Intended as a text for undergraduate students of English for their course on Women’s Writings in the Nineteenth and Twentieth centuries, this compact and well-organized book provides both the history of the development of the short story in America and Britain and a comprehensive introduction to the modes on critical practices based on feminist thinking. It takes into account the strategies used by women writers, and discusses the politics of reception and production keeping especially the gender issue in mind.
The text is divided into three parts—Part I: Introduction—containing two chapters that deal with the development of the American short story and the resurgence of radical feminism in America. These provide the historical and the feminist frame within which the short stories by the Anglo American Women’s Writers should be read. Part II gives four short stories: Kate Chopin—The Story of An Hour; Charlotte Perkins Gilman—The Yellow Wallpaper; Willa Cather—Coming, Aphrodite!; and Katherine Mansfield—Bliss. Each short story is preceded by a critical introduction, detailed references for further reading, and a biographical time line. Part III comprises three critical essays which provide sharp insights into the period in which the four women writers were writing.

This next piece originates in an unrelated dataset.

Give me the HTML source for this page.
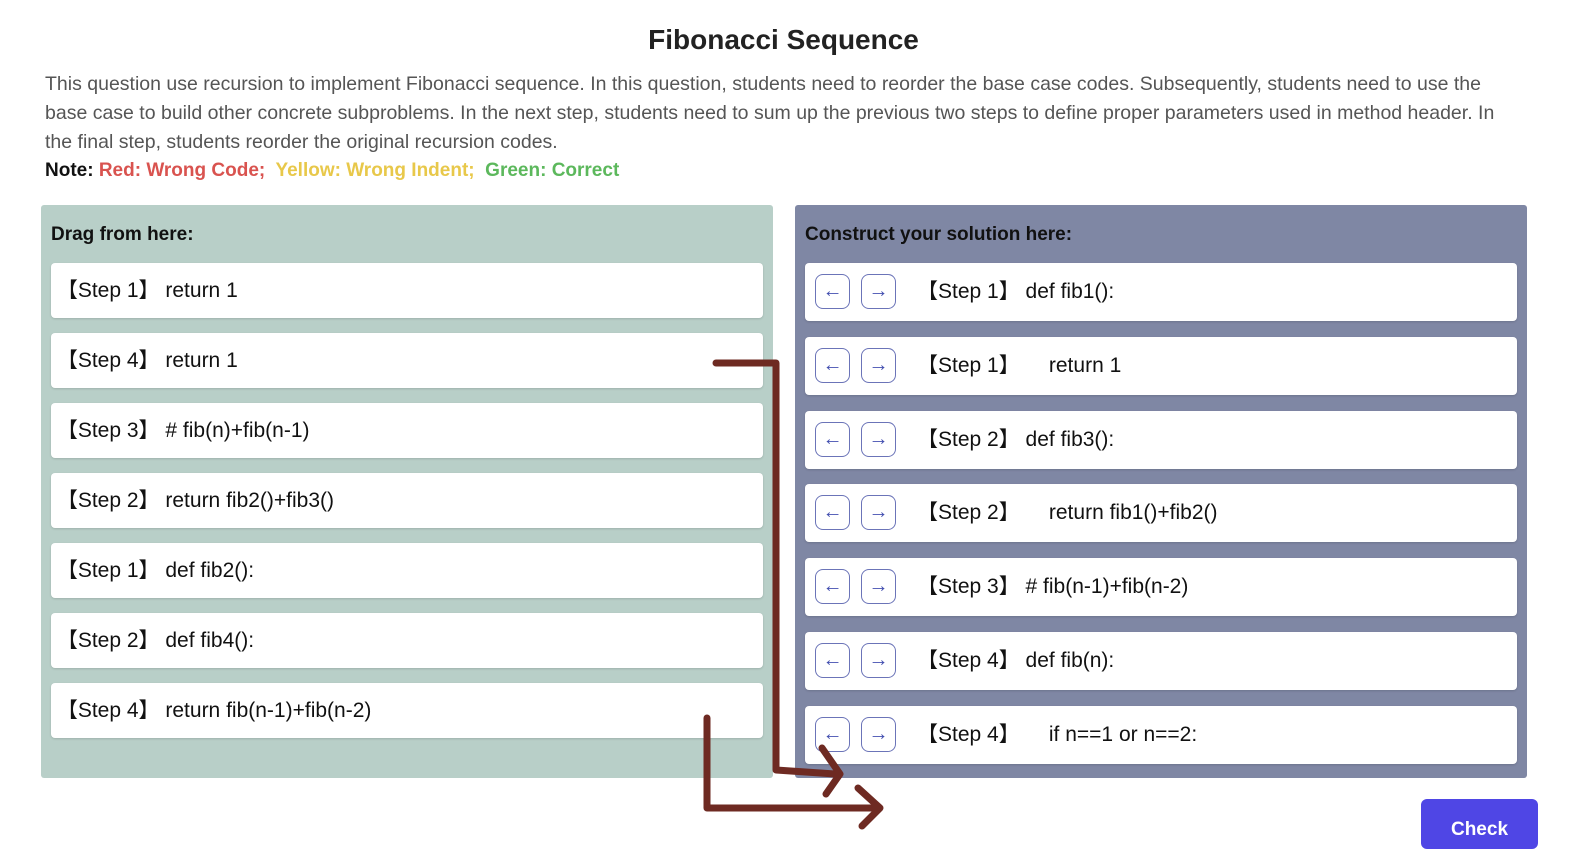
<!DOCTYPE html>
<html><head><meta charset="utf-8"><style>
body{margin:0;width:1587px;height:837px;overflow:hidden;background:#fff;font-family:"Liberation Sans","Noto Sans CJK SC",sans-serif;position:relative}
.abs{position:absolute}
h1{position:absolute;top:24px;left:0;width:1567px;text-align:center;margin:0;font-size:28px;color:#222;font-weight:bold}
.desc{left:45px;top:70px;width:1480px;font-size:19.5px;line-height:29px;color:#555}
.note{left:45px;top:160px;font-size:19px;font-weight:bold}
.panel{top:205px;width:732px;height:573px;border-radius:3px}
.ph{font-size:19px;font-weight:bold;color:#111;position:absolute;left:10px;top:19px}
.item{position:absolute;left:10px;width:712px;background:#fff;border-radius:4px;font-size:21px;color:#111;box-shadow:0 1px 2px rgba(0,0,0,.15)}
.li{height:55px;line-height:55px}
.ri{height:58px;line-height:58px}
.btn{position:absolute;top:11px;width:35px;height:35px;border:1.5px solid #6b74b8;border-radius:8px;color:#4450b0;font-size:20px;line-height:32px;text-align:center;box-sizing:border-box;background:#fff;font-weight:bold}
.chk{left:1421px;top:799px;width:117px;height:50px;background:#4f46e5;border-radius:6px;color:#fff;font-size:19px;text-align:center;line-height:62px;font-weight:bold}
</style></head><body>
<h1>Fibonacci Sequence</h1>
<div class="abs desc">This question use recursion to implement Fibonacci sequence. In this question, students need to reorder the base case codes. Subsequently, students need to use the base case to build other concrete subproblems. In the next step, students need to sum up the previous two steps to define proper parameters used in method header. In the final step, students reorder the original recursion codes.</div>
<div class="abs note"><span style="color:#111">Note: </span><span style="color:#d9534f">Red: Wrong Code;</span>&nbsp; <span style="color:#e8c84a">Yellow: Wrong Indent;</span>&nbsp; <span style="color:#5cb85c">Green: Correct</span></div>

<div class="abs panel" style="left:41px;background:#b8cfc8">
<div class="ph">Drag from here:</div>
<div class="item li" style="top:58px">&nbsp;【Step 1】 return 1</div>
<div class="item li" style="top:128px">&nbsp;【Step 4】 return 1</div>
<div class="item li" style="top:198px">&nbsp;【Step 3】 # fib(n)+fib(n-1)</div>
<div class="item li" style="top:268px">&nbsp;【Step 2】 return fib2()+fib3()</div>
<div class="item li" style="top:338px">&nbsp;【Step 1】 def fib2():</div>
<div class="item li" style="top:408px">&nbsp;【Step 2】 def fib4():</div>
<div class="item li" style="top:478px">&nbsp;【Step 4】 return fib(n-1)+fib(n-2)</div>
</div>

<div class="abs panel" style="left:795px;background:#7f87a4">
<div class="ph">Construct your solution here:</div>
<div id="sol"></div>
</div>

<div class="abs chk">Check</div>

<svg class="abs" style="left:0;top:0" width="1587" height="837">
<g fill="none" stroke="#6e2a22" stroke-width="7" stroke-linecap="round" stroke-linejoin="round">
<path d="M716 363 H776 V770 L835 774"/>
<path d="M822 748 L840 774 L826 794"/>
<path d="M707 718 V808 H878"/>
<path d="M858 788 L880 808 L862 826"/>
</g></svg>

<script>
const steps=['Step 1','Step 1','Step 2','Step 2','Step 3','Step 4','Step 4'];
const codes=['def fib1():','&nbsp;&nbsp;&nbsp;&nbsp;return 1','def fib3():','&nbsp;&nbsp;&nbsp;&nbsp;return fib1()+fib2()','# fib(n-1)+fib(n-2)','def fib(n):','&nbsp;&nbsp;&nbsp;&nbsp;if n==1 or n==2:'];
const sol=document.getElementById('sol');
steps.forEach((s,i)=>{
 const d=document.createElement('div');
 d.className='item ri';d.style.top=(58+i*73.8)+'px';
 
 
 d.innerHTML='<div class="btn" style="left:10px">←</div><div class="btn" style="left:56px">→</div><span style="position:absolute;left:112px">【'+s+'】 '+codes[i]+'</span>';
 sol.appendChild(d);
});
</script>
</body></html>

This book will be treasured not only by students but also by those who wish to study critically the feminist writings of the period. In addition, it will enrich readers’ understanding of American and British literary history and culture.
• The critical introduction to each short story traces the development of the form from its origins, both historically and in terms of female literary contributions to its development.
• The chapter on Radical Feminism is mapped in the context of social, political and cultural development.
• The book provides historical, literary and biographical contexts of the writers and their short stories.